The organization said the figures also were reached after consultation with the Munich Security Conference.

The fighters are identified as coming from 50 different nations, including some 4,000 from the dozen-plus nations of Western Europe.

“This is nearly double the figure we presented in December 2013, and exceeds the latest estimates by European Union officials,” the report said.

The report said 1,200 of the fighters have come from France, and another 500-600 each from the United Kingdom and Germany. But Belgium produced the highest per capita participation, with 40 fighters per million population, it said.

“With up to 11,000, the Middle East remains the dominant source of foreigners in the conflict.

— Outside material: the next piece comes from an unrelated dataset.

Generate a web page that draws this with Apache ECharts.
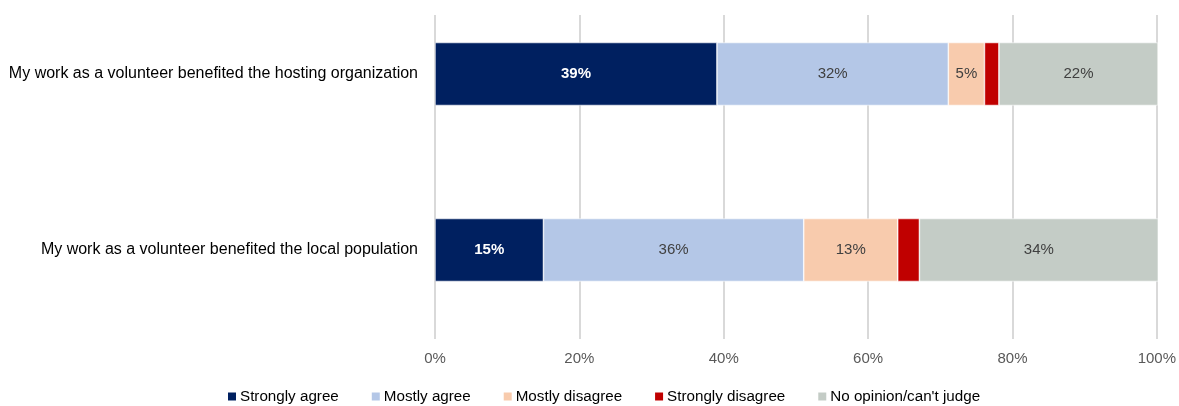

Another 3,000 were from countries of the former Soviet Union,” the report said.

The number of foreigners who have fought, or are fighting, in the regional political and religious clash “now surpasses the Afghanistan conflict in the 1980s, which is thought to have attracted up to 20,000 foreigners,” the institute reported.

From the rest of the world, Tunisia is thought to have allowed up to 3,000 to go to fight jihad, while the number attributed to Saudi Arabia is up to 2,500. Jordan, Russia and Morocco are thought to have allowed up to 1,500 to go each.

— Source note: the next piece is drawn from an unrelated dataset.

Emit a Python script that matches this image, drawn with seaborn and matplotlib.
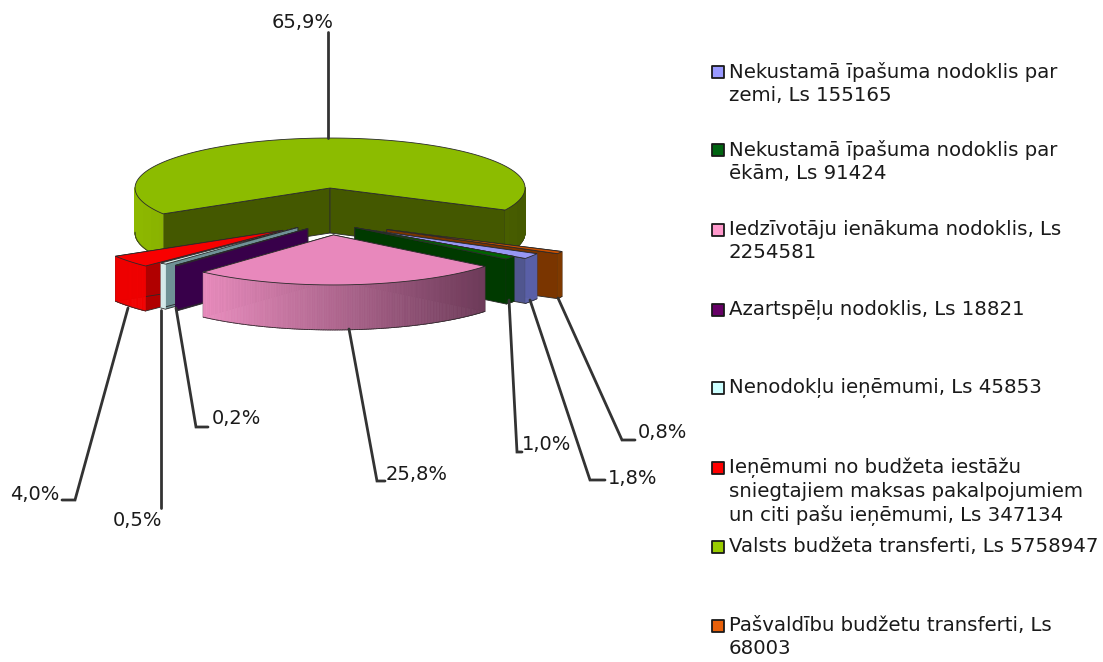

“We estimate that between 5-10 percent of the foreigners have died, and that a further 10-30 percent have left the conflict zone, returning home or being stuck in transit countries,” the report said.

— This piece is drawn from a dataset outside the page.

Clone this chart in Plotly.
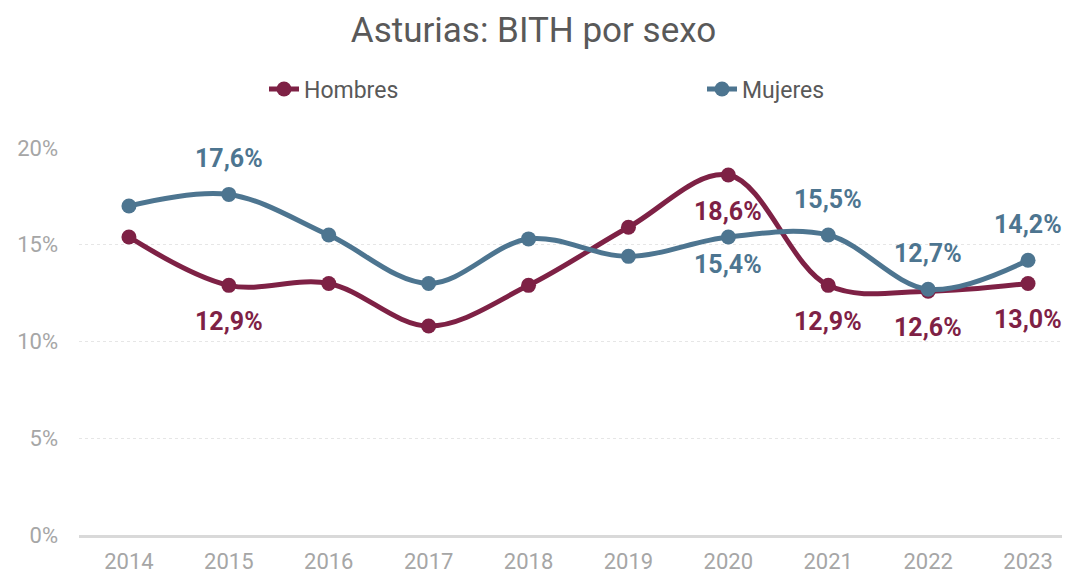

“As a consequence, the number of foreigners that are currently on the ground in Syria and Iraq is likely to be signifi9cantly less than the figures provided,” it said.

According to a report at Vox.com, ICSR Director Peter Neumann said the fighters who have joined ISIS or al-Qaida “have completely absorbed [the jihad] ideology, and see themselves more-or-less as fighters.”

Vox reported, “Broadly speaking, this sort of international network of Syria and Iraq veterans poses two kinds of threats. First, they might go back to their home countries – predominantly in the Middle East, with contingents in Western Europe and the former Soviet Union – and attempt terrorist attacks. Second, they could travel from war to war in the Muslim world, making each conflict worse as they go.”

He explained where more jihadists return, the dangers will increase.

One such location would be Tunisia, a fledgling democracy, he told Vox.

“In the long term, [Tunisia] is facing a big challenge of people coming back from Syria and Iraq. Perhaps one of the reasons it’s so peaceful there is that all of the troublemakers are in a different place.”

There have been a few from the United States who started out on the trek to Syria and Iraq, with the aim of joining ISIS or al-Qaida. Most have been caught before they complete their trip, including a 19-year-old woman from the Denver area who was stopped boarding an international flight to that part of the world.

She was sentenced to four years in prison for intending to aid a known terror organization.